■ Exercise requirements ■
Reproduce precisely the lines of the listing below, starting with the line that contains "Output the Python" and stopping after the line that contains "from matplotlib.patches import Rectangle"; include nothing else.

■ Data for this task ■
☆ ☆ ☆ ☆ ☆

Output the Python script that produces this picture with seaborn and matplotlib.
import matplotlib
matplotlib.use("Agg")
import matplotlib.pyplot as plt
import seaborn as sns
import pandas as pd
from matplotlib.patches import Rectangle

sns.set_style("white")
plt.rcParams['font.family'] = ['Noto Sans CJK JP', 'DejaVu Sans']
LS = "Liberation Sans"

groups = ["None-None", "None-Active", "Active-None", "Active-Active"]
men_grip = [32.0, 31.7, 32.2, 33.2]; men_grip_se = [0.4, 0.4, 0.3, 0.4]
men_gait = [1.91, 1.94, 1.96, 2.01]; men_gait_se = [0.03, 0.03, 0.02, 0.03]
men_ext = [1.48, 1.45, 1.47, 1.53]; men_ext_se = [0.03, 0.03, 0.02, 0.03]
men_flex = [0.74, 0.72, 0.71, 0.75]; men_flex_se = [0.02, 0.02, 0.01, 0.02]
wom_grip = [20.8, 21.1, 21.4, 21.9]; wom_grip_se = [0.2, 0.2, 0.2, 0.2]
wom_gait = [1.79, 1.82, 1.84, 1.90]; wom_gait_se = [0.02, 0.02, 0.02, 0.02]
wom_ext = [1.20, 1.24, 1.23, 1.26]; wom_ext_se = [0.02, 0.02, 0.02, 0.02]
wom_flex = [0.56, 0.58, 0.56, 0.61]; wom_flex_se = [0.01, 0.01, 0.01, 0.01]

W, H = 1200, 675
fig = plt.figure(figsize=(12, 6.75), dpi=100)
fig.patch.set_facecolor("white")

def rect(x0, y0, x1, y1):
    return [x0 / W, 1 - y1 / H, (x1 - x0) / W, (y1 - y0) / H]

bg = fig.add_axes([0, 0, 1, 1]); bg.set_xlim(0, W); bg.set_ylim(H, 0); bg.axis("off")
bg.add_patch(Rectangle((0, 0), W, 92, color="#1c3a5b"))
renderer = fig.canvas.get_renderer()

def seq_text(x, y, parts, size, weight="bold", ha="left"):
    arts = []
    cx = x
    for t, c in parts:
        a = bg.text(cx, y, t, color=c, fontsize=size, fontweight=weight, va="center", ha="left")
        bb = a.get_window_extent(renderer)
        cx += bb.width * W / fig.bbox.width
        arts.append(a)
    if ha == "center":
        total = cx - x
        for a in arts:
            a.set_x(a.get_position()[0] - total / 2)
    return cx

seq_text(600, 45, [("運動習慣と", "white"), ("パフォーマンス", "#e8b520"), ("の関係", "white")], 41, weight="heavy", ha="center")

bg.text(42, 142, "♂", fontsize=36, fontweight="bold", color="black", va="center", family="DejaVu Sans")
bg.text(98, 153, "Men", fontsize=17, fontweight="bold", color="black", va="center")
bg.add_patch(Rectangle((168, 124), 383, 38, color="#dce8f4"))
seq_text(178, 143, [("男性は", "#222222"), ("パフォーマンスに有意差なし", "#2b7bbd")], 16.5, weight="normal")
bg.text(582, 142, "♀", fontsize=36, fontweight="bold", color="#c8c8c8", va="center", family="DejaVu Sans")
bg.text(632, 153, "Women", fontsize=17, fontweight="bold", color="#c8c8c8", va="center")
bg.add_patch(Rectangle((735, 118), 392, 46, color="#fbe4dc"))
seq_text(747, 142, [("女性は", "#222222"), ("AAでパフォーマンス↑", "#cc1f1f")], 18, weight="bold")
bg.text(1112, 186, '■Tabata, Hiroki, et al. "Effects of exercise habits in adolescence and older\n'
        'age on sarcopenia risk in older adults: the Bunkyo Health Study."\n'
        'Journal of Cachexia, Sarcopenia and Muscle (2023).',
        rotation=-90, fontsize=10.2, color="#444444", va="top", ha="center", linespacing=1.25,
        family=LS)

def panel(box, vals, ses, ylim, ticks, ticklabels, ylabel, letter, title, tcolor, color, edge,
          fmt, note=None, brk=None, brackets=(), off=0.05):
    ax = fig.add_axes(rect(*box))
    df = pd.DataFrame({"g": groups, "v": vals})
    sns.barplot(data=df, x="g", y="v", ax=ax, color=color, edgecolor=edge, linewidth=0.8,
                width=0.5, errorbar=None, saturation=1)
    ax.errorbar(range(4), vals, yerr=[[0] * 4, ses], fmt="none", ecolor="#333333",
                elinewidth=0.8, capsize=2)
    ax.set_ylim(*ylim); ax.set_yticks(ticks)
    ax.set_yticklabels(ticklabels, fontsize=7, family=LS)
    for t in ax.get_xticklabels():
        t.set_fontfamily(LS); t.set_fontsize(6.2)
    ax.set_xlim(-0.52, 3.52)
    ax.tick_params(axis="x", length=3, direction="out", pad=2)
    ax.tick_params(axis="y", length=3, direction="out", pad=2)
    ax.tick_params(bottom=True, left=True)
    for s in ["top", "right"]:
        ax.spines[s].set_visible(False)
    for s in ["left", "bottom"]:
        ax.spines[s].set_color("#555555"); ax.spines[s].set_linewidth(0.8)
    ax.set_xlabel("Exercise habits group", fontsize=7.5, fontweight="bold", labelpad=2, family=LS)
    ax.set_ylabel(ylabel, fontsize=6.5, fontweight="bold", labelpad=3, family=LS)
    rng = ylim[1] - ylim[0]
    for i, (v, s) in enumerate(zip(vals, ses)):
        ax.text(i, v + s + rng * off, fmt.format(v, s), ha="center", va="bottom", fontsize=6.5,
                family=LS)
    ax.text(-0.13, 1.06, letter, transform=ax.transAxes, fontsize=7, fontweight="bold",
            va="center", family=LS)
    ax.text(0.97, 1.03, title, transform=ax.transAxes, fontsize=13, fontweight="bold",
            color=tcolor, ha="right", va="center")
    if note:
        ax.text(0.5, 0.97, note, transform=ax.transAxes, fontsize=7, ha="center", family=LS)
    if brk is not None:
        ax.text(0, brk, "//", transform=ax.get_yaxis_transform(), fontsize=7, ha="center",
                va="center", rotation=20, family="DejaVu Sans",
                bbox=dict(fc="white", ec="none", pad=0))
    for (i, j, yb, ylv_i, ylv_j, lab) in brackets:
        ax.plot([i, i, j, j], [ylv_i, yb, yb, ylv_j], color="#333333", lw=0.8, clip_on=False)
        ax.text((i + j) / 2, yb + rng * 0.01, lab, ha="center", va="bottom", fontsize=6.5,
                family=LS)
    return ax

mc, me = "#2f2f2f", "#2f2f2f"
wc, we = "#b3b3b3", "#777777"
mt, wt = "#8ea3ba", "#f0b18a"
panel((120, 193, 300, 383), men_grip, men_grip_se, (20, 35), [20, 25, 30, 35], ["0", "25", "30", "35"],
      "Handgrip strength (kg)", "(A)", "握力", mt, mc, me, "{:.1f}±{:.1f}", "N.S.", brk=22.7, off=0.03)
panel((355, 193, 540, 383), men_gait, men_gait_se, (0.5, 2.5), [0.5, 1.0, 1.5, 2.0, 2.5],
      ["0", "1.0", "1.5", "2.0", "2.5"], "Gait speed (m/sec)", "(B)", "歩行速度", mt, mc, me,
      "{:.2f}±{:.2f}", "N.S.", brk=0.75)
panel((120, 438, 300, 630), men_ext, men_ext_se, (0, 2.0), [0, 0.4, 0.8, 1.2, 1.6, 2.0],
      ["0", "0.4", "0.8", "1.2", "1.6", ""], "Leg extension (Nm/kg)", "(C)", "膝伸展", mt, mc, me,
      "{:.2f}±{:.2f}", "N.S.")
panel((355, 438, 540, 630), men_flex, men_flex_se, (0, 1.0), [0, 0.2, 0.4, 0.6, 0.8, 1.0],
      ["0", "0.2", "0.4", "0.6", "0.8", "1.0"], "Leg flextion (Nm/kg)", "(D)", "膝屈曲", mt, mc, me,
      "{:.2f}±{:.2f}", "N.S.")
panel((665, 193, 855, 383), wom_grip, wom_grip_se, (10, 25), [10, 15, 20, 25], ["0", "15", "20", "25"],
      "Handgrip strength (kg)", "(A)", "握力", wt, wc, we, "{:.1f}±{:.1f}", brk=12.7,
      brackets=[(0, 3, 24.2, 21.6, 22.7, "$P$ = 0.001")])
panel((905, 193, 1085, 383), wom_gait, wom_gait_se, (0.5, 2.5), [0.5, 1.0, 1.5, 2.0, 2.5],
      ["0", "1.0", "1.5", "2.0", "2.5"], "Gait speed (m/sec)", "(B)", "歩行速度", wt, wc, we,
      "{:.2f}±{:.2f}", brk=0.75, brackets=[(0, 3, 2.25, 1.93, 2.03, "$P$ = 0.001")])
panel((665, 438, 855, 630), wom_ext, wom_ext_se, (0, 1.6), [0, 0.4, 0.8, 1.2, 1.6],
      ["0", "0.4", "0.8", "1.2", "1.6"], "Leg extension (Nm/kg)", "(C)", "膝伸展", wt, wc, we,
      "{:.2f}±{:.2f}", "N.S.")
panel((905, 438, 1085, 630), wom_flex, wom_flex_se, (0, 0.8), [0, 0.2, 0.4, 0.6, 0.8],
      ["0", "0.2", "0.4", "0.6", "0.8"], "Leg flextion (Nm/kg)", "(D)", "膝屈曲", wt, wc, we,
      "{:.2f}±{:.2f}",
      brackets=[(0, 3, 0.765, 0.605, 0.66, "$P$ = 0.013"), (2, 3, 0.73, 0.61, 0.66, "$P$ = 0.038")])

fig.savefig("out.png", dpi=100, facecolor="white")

☆ ☆ ☆ ☆ ☆

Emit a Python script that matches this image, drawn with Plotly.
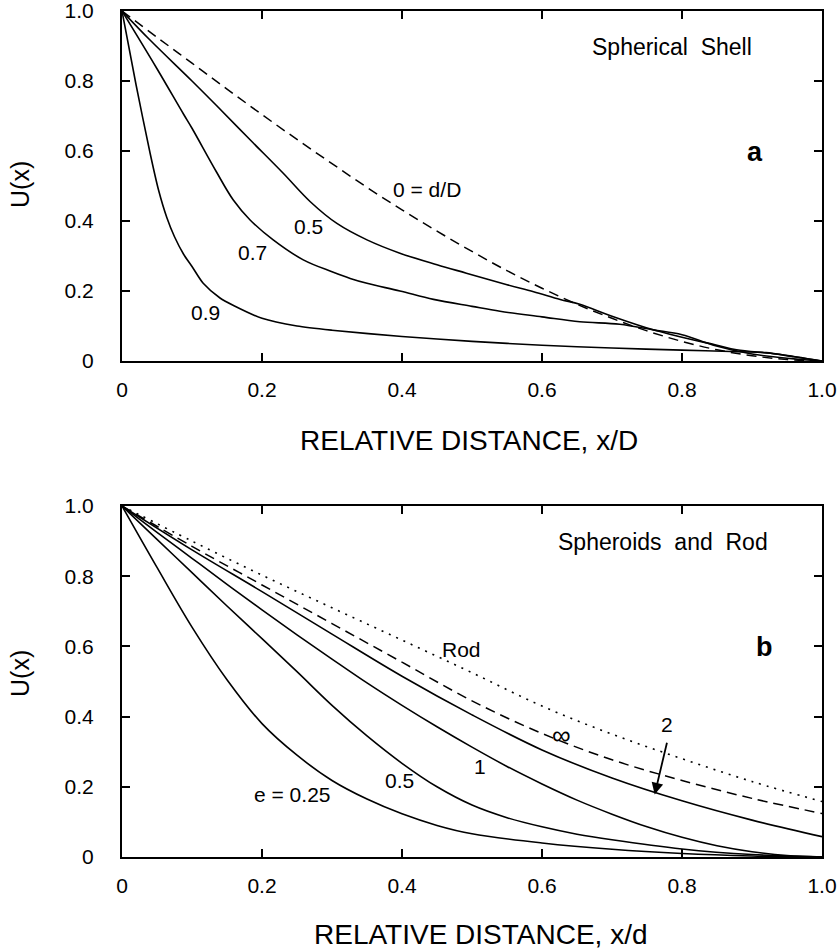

☆ ☆ ☆ ☆ ☆

■ Result below ■
Output the Python script that produces this picture with seaborn and matplotlib.
import matplotlib
matplotlib.use("Agg")
import matplotlib.pyplot as plt
import seaborn as sns
import pandas as pd
from matplotlib.patches import Rectangle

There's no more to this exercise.